[start of DATASET SECTION]

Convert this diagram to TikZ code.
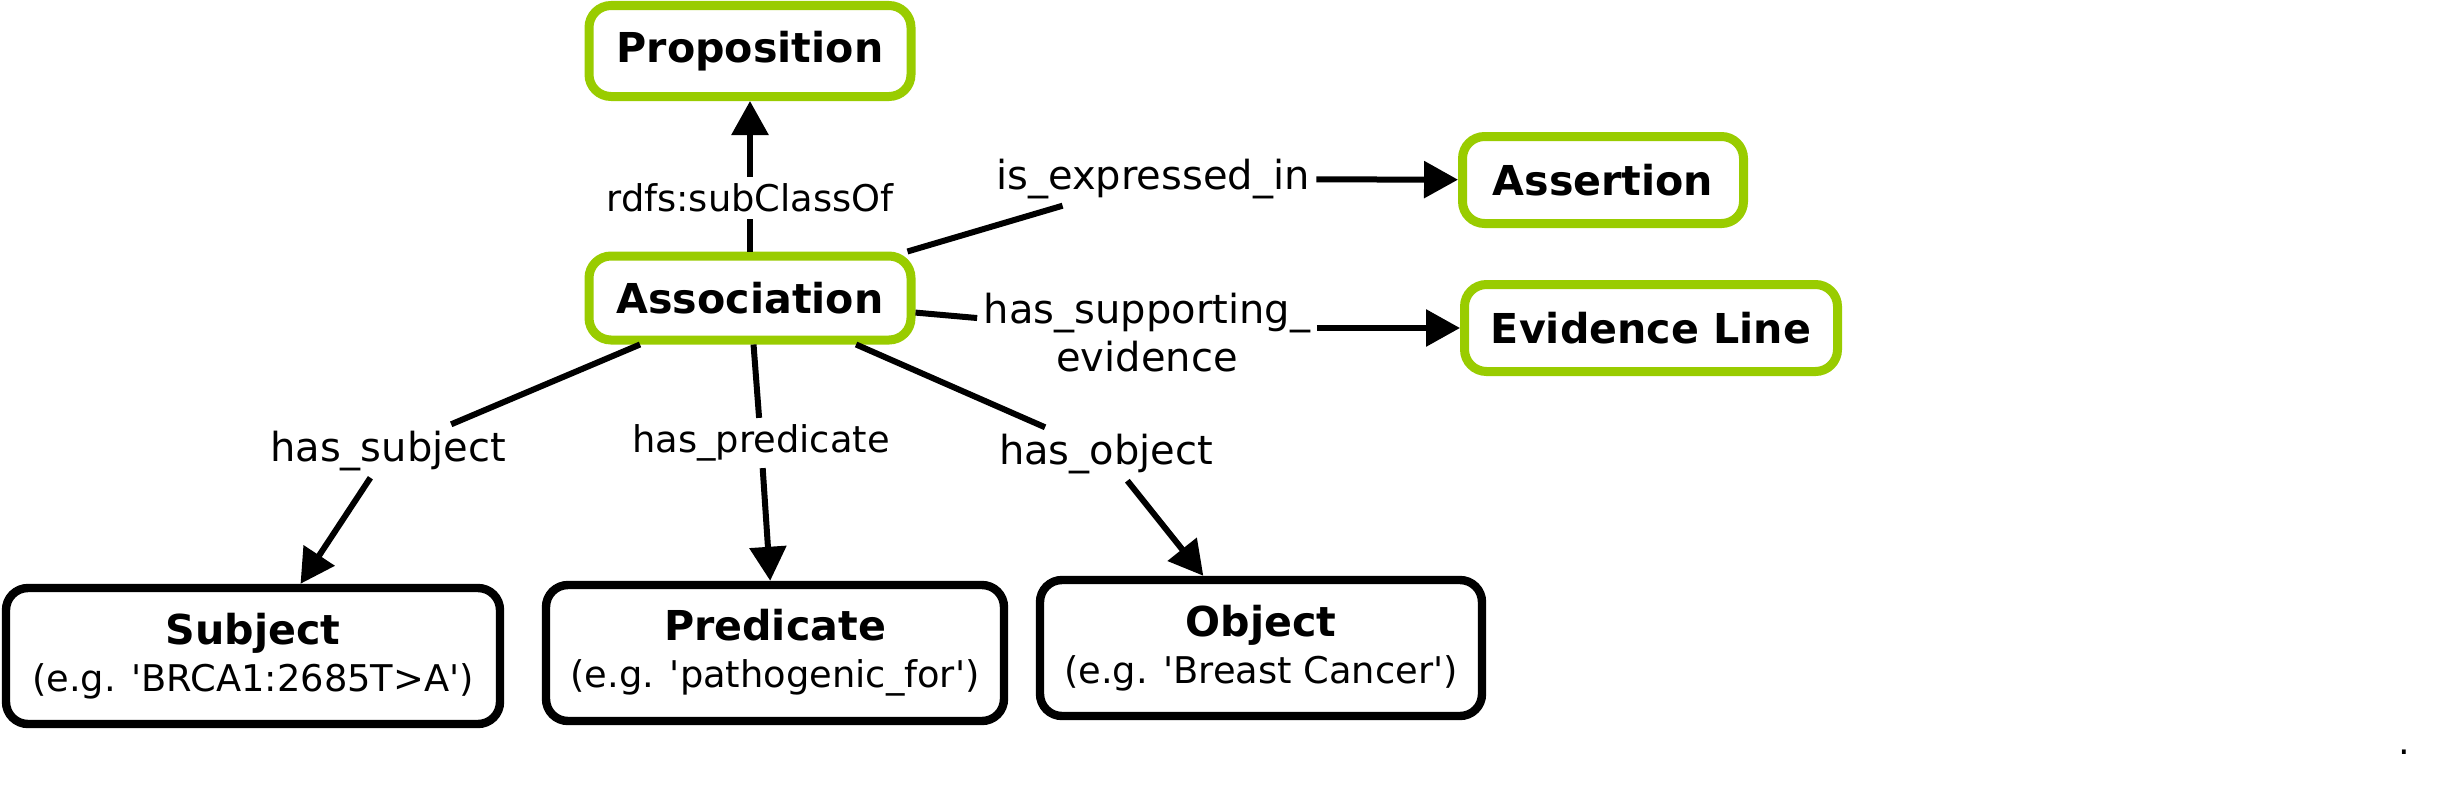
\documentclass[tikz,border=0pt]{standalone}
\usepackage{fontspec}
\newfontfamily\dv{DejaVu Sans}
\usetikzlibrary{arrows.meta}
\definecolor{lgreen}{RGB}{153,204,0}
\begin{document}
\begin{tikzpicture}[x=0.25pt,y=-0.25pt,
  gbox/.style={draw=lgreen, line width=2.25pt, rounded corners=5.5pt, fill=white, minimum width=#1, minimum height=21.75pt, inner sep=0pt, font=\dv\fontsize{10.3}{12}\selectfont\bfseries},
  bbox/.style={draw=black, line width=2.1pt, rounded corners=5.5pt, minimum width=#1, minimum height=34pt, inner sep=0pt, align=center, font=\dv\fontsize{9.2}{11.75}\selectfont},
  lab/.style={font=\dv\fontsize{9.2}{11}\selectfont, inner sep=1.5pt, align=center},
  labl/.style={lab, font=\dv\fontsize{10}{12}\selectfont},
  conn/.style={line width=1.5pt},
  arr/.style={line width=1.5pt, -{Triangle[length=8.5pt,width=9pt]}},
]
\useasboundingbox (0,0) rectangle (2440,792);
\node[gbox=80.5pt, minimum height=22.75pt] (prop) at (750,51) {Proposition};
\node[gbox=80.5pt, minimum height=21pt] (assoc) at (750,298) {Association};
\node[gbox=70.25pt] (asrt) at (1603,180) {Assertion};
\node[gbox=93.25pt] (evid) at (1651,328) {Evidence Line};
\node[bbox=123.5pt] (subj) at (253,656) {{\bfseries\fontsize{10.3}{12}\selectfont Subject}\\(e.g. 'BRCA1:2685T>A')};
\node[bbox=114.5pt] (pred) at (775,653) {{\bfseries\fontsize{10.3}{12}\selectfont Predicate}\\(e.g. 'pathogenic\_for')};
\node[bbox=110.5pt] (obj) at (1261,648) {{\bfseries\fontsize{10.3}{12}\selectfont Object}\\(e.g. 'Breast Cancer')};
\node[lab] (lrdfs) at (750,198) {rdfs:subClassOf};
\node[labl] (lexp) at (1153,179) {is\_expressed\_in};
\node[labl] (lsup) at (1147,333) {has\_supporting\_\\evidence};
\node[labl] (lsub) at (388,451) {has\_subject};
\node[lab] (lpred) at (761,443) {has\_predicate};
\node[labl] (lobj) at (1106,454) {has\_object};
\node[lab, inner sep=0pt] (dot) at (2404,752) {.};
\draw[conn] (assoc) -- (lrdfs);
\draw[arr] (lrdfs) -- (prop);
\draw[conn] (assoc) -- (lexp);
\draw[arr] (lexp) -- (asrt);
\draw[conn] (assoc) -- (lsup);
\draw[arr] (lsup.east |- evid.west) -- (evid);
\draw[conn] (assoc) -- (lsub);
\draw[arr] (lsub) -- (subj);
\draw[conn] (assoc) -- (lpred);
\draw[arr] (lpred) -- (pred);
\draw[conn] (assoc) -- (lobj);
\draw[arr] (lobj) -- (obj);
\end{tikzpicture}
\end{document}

[end of DATASET SECTION]

● **GIVEN TASK**:
Go through the data above and transcribe it in full, omitting any image.

● **SOLVED EXERCISE**:
Convert this diagram to TikZ code.
\documentclass[tikz,border=0pt]{standalone}
\usepackage{fontspec}
\newfontfamily\dv{DejaVu Sans}
\usetikzlibrary{arrows.meta}
\definecolor{lgreen}{RGB}{153,204,0}
\begin{document}
\begin{tikzpicture}[x=0.25pt,y=-0.25pt,
  gbox/.style={draw=lgreen, line width=2.25pt, rounded corners=5.5pt, fill=white, minimum width=#1, minimum height=21.75pt, inner sep=0pt, font=\dv\fontsize{10.3}{12}\selectfont\bfseries},
  bbox/.style={draw=black, line width=2.1pt, rounded corners=5.5pt, minimum width=#1, minimum height=34pt, inner sep=0pt, align=center, font=\dv\fontsize{9.2}{11.75}\selectfont},
  lab/.style={font=\dv\fontsize{9.2}{11}\selectfont, inner sep=1.5pt, align=center},
  labl/.style={lab, font=\dv\fontsize{10}{12}\selectfont},
  conn/.style={line width=1.5pt},
  arr/.style={line width=1.5pt, -{Triangle[length=8.5pt,width=9pt]}},
]
\useasboundingbox (0,0) rectangle (2440,792);
\node[gbox=80.5pt, minimum height=22.75pt] (prop) at (750,51) {Proposition};
\node[gbox=80.5pt, minimum height=21pt] (assoc) at (750,298) {Association};
\node[gbox=70.25pt] (asrt) at (1603,180) {Assertion};
\node[gbox=93.25pt] (evid) at (1651,328) {Evidence Line};
\node[bbox=123.5pt] (subj) at (253,656) {{\bfseries\fontsize{10.3}{12}\selectfont Subject}\\(e.g. 'BRCA1:2685T>A')};
\node[bbox=114.5pt] (pred) at (775,653) {{\bfseries\fontsize{10.3}{12}\selectfont Predicate}\\(e.g. 'pathogenic\_for')};
\node[bbox=110.5pt] (obj) at (1261,648) {{\bfseries\fontsize{10.3}{12}\selectfont Object}\\(e.g. 'Breast Cancer')};
\node[lab] (lrdfs) at (750,198) {rdfs:subClassOf};
\node[labl] (lexp) at (1153,179) {is\_expressed\_in};
\node[labl] (lsup) at (1147,333) {has\_supporting\_\\evidence};
\node[labl] (lsub) at (388,451) {has\_subject};
\node[lab] (lpred) at (761,443) {has\_predicate};
\node[labl] (lobj) at (1106,454) {has\_object};
\node[lab, inner sep=0pt] (dot) at (2404,752) {.};
\draw[conn] (assoc) -- (lrdfs);
\draw[arr] (lrdfs) -- (prop);
\draw[conn] (assoc) -- (lexp);
\draw[arr] (lexp) -- (asrt);
\draw[conn] (assoc) -- (lsup);
\draw[arr] (lsup.east |- evid.west) -- (evid);
\draw[conn] (assoc) -- (lsub);
\draw[arr] (lsub) -- (subj);
\draw[conn] (assoc) -- (lpred);
\draw[arr] (lpred) -- (pred);
\draw[conn] (assoc) -- (lobj);
\draw[arr] (lobj) -- (obj);
\end{tikzpicture}
\end{document}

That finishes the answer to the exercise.